### Records to process

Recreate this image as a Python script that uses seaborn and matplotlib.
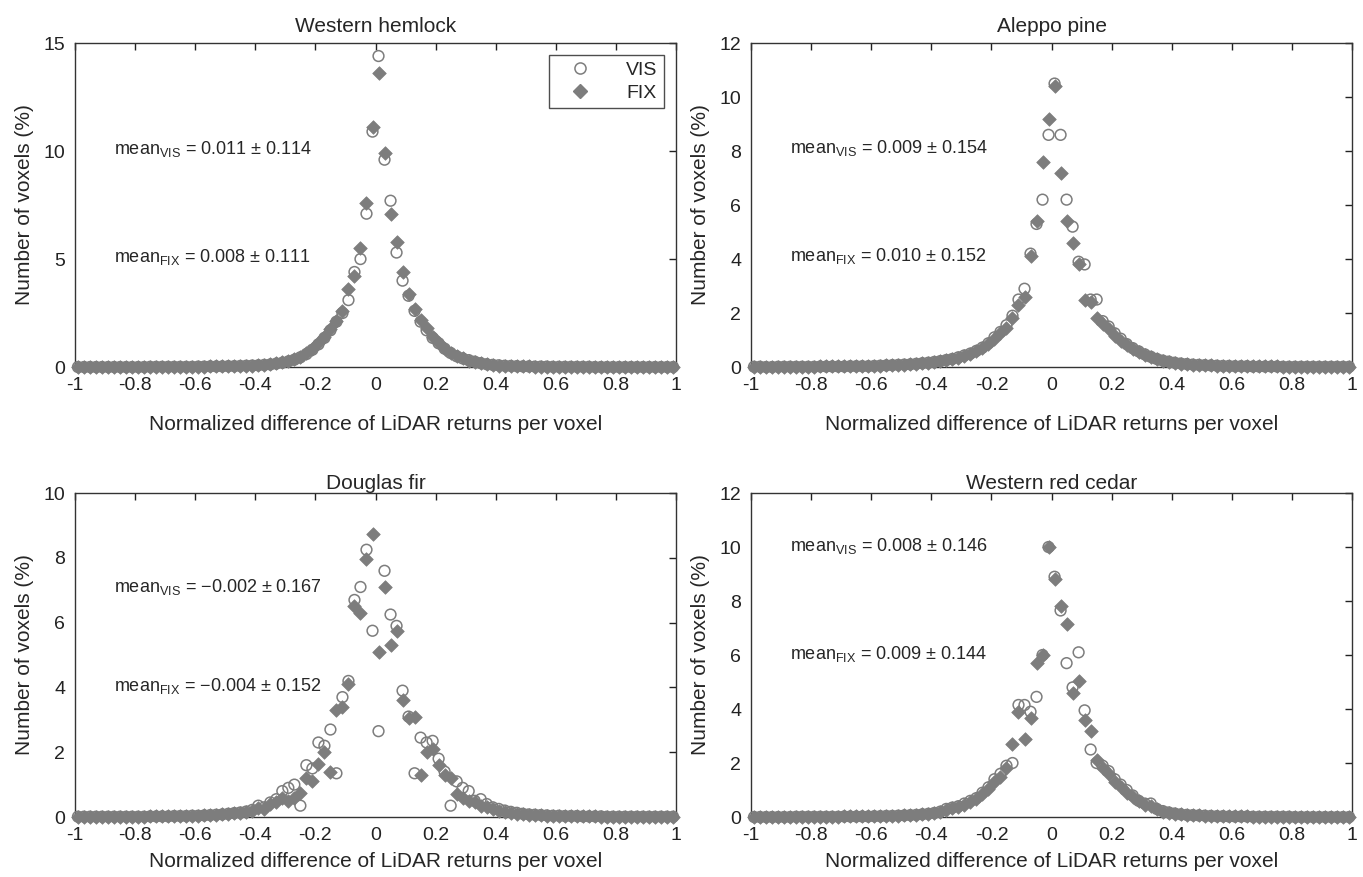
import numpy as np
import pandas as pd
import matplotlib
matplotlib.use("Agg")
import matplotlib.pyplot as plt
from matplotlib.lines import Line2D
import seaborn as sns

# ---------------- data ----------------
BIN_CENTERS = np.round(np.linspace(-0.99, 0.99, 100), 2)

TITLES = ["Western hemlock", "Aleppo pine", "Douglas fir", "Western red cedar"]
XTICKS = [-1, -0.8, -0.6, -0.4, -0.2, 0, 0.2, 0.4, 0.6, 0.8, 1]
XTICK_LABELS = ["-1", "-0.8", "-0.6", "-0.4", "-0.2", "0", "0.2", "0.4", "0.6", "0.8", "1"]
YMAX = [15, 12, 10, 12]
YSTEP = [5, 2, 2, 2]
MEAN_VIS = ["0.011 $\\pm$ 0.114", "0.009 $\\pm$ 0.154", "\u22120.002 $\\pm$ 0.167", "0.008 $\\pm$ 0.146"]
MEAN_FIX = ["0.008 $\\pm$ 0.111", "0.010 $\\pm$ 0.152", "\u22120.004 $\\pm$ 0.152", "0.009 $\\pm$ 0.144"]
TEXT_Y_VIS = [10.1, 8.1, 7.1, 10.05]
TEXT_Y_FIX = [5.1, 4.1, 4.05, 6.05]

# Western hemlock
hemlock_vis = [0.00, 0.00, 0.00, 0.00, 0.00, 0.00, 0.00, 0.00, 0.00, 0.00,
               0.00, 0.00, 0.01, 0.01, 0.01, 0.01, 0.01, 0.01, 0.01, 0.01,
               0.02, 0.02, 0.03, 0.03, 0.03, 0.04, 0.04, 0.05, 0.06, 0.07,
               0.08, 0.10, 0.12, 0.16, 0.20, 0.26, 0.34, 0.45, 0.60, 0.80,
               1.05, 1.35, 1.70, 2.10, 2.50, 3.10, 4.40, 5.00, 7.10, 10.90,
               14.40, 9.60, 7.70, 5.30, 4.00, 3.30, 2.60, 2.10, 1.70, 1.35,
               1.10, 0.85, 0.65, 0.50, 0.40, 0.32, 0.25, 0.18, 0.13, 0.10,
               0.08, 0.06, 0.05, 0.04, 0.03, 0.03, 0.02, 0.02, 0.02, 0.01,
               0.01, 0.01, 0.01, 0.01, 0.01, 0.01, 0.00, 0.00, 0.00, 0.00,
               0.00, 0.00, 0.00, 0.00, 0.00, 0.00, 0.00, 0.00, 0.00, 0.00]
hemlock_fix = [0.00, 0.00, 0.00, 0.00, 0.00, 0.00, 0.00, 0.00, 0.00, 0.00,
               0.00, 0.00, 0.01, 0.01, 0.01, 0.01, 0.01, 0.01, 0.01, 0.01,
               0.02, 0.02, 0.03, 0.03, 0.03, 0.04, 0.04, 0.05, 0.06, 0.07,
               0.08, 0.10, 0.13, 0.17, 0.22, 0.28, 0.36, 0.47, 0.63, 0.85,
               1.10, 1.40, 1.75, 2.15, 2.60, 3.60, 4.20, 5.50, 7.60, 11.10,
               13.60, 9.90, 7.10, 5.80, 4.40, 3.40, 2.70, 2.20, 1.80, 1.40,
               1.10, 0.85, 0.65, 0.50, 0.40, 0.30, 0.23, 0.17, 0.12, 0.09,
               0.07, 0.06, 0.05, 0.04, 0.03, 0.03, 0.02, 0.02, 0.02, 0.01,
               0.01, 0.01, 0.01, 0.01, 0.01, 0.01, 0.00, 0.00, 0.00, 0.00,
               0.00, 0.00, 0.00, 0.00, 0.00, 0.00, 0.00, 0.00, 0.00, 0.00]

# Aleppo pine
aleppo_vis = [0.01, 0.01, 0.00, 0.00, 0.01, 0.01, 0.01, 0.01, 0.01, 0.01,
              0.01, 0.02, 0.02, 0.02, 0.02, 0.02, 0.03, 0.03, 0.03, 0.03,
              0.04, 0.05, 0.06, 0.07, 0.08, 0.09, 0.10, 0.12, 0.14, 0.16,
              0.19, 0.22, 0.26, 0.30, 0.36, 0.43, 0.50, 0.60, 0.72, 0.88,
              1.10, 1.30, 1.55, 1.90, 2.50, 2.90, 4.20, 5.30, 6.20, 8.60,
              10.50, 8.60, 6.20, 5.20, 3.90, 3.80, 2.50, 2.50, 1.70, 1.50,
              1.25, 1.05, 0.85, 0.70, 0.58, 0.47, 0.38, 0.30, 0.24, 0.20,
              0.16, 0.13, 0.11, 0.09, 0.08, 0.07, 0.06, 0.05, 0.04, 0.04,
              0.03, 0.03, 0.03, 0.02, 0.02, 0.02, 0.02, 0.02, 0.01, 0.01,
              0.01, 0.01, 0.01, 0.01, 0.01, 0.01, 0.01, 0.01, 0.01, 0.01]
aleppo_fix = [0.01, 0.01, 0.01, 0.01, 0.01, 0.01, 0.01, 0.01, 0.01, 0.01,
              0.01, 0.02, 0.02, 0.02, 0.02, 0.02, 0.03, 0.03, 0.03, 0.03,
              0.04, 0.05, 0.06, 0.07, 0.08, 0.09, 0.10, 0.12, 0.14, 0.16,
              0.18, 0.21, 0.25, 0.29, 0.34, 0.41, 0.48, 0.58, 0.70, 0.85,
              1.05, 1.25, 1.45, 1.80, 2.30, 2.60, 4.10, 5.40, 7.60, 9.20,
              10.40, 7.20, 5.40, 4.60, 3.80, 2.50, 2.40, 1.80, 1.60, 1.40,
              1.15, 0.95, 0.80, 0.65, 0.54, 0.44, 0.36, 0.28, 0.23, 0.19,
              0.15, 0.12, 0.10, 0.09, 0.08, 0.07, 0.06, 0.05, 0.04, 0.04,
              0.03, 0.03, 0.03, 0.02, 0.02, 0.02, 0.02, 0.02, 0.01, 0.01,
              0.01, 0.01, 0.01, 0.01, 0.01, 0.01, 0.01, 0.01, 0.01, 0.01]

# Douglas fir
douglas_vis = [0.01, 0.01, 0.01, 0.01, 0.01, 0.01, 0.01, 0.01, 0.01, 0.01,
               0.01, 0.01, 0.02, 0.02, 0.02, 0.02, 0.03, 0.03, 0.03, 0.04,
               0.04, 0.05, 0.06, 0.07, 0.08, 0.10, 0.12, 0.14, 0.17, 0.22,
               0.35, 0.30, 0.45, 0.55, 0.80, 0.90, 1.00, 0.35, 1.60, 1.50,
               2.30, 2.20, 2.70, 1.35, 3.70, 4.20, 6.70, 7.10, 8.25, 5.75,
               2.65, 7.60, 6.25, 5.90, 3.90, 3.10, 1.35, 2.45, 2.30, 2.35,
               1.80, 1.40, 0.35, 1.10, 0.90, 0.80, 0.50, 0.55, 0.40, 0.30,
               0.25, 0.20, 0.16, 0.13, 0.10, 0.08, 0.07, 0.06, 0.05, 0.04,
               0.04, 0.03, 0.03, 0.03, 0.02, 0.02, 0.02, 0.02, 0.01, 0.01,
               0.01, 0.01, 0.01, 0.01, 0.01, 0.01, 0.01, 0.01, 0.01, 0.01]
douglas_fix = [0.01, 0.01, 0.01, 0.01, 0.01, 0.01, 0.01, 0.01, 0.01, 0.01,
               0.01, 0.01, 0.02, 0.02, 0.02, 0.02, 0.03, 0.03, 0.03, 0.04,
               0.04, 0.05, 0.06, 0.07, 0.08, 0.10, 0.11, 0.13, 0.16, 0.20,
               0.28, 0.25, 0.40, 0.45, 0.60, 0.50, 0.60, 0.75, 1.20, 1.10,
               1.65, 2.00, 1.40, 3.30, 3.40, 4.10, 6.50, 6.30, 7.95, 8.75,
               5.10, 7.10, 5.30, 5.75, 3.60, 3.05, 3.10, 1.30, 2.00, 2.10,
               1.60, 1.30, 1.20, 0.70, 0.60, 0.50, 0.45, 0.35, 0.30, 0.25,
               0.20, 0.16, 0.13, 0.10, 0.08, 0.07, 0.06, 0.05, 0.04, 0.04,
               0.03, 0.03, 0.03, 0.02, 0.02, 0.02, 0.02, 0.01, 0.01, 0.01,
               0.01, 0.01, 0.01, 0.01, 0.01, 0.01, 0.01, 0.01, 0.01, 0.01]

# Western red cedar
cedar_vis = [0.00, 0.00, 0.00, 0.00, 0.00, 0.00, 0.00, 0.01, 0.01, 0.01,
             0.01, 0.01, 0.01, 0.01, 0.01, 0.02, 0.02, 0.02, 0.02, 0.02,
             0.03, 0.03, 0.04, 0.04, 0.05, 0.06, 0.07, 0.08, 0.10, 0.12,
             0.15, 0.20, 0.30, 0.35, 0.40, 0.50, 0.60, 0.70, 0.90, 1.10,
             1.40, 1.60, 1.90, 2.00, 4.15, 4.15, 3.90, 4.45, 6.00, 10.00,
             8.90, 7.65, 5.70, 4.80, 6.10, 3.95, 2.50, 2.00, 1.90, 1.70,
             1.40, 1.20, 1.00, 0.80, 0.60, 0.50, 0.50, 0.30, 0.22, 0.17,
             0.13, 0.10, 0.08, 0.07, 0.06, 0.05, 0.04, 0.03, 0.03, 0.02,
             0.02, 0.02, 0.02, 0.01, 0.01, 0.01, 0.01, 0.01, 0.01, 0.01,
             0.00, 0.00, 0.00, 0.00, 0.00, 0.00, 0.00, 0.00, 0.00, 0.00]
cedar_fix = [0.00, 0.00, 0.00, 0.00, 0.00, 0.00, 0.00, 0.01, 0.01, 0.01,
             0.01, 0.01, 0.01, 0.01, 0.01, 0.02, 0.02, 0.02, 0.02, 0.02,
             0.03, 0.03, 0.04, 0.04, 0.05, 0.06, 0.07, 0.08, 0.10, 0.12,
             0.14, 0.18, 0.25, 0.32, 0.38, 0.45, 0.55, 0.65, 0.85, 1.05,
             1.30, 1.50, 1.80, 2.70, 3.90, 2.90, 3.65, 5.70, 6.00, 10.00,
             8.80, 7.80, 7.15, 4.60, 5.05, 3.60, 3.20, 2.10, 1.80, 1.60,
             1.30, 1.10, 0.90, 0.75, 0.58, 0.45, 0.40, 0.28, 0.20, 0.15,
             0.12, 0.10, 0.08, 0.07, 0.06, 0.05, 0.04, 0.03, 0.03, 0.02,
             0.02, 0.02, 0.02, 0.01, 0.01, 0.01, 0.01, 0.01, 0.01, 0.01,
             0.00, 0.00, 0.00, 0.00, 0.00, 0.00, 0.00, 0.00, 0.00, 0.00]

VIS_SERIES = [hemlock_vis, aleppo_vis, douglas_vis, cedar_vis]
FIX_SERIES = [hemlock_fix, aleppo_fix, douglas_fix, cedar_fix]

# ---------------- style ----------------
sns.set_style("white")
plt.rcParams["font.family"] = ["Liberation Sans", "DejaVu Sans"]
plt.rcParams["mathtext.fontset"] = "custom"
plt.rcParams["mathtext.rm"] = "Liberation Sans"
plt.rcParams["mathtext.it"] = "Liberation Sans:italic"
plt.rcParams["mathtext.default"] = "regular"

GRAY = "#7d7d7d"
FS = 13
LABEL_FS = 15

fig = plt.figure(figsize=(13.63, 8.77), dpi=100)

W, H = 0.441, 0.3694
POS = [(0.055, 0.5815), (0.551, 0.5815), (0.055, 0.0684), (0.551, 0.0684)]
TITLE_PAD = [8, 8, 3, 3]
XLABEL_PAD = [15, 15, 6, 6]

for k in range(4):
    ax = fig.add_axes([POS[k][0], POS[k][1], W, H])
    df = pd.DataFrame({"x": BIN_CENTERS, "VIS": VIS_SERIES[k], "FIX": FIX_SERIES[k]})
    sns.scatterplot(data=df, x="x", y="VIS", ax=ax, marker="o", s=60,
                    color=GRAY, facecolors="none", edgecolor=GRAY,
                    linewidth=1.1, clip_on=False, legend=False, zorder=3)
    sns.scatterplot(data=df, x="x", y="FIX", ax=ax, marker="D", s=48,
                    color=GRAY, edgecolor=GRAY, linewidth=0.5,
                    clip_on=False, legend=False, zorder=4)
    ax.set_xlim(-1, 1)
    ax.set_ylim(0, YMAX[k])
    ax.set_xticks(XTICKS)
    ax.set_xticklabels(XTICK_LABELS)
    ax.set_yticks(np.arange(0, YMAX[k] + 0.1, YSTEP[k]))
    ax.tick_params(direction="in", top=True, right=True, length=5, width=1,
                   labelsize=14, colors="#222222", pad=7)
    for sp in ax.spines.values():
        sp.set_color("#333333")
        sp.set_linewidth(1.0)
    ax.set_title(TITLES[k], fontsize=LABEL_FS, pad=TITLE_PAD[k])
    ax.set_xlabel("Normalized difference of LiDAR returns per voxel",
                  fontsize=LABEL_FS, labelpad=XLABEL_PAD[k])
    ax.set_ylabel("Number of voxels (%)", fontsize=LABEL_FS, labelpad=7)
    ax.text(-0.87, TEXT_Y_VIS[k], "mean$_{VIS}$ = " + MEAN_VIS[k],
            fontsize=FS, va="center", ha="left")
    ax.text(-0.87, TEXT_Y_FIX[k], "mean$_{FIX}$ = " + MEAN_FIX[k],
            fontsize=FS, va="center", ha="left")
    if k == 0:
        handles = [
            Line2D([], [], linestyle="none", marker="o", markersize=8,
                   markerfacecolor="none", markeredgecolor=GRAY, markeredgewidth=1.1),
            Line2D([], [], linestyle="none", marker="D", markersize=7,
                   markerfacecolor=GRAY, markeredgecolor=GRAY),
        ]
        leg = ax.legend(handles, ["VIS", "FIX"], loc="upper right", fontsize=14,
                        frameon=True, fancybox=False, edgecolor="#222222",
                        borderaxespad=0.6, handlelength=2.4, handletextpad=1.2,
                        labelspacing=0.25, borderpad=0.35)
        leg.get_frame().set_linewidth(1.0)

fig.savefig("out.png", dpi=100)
--
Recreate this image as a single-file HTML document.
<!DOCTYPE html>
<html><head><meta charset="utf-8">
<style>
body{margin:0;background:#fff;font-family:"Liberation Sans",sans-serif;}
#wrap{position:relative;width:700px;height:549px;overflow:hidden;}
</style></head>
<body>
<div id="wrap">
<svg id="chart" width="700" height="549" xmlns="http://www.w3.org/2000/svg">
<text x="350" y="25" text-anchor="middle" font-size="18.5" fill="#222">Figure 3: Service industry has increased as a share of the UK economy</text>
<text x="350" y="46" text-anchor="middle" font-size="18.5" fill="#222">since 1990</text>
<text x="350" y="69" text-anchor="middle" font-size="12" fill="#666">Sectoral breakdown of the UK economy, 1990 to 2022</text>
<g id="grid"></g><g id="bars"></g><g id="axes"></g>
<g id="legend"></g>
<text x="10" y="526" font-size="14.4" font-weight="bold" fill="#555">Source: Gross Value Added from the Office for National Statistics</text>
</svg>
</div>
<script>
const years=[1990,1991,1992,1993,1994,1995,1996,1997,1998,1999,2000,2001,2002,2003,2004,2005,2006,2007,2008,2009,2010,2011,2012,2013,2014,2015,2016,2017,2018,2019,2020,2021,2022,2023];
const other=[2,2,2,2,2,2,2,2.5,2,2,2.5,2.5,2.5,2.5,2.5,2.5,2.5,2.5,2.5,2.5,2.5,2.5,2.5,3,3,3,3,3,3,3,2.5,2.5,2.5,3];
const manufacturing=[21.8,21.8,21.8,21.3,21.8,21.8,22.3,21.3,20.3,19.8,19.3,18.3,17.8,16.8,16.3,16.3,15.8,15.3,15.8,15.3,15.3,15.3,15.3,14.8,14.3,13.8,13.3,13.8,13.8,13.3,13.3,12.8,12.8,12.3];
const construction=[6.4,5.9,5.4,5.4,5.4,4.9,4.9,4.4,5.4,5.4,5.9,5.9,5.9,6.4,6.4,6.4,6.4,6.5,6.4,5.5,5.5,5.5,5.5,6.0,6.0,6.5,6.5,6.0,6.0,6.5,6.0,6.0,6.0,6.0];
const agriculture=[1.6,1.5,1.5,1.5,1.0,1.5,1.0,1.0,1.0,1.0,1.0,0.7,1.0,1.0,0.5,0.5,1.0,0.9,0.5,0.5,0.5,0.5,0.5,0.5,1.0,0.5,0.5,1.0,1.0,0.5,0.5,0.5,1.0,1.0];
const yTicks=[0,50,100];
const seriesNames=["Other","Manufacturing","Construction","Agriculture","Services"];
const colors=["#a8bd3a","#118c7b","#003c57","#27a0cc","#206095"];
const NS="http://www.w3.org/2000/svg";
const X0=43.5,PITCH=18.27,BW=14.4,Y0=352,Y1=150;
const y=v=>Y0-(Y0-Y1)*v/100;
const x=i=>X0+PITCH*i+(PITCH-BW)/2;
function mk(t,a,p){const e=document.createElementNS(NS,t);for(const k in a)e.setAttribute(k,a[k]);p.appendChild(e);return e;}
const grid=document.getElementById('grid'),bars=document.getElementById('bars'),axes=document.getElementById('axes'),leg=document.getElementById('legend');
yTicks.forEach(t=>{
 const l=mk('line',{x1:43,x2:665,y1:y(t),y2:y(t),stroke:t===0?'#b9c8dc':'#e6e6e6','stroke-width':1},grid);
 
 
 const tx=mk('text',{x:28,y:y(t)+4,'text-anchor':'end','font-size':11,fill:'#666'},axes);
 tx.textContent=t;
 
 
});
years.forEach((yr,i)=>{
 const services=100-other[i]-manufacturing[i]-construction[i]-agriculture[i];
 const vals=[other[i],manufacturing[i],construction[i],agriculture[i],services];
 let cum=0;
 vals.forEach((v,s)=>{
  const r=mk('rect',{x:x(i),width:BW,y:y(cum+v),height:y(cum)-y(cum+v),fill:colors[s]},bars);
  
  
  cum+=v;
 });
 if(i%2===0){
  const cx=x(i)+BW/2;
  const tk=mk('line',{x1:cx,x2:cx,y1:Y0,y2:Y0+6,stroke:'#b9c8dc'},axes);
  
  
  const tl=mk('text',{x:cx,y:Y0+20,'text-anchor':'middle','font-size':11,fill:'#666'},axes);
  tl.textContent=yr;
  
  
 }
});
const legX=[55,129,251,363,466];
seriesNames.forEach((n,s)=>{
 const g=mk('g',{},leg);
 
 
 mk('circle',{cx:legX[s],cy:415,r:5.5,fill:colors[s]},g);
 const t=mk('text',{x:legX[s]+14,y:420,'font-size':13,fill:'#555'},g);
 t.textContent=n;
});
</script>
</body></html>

### What is asked
Above are records; repeat only the lines from the line with "Recreate this image as a Python" through the line with "BIN_CENTERS = np.round(np.linspace(-0.99, 0.99, 100), 2)", and leave pictures out.

### Exercise solution
Recreate this image as a Python script that uses seaborn and matplotlib.
import numpy as np
import pandas as pd
import matplotlib
matplotlib.use("Agg")
import matplotlib.pyplot as plt
from matplotlib.lines import Line2D
import seaborn as sns

# ---------------- data ----------------
BIN_CENTERS = np.round(np.linspace(-0.99, 0.99, 100), 2)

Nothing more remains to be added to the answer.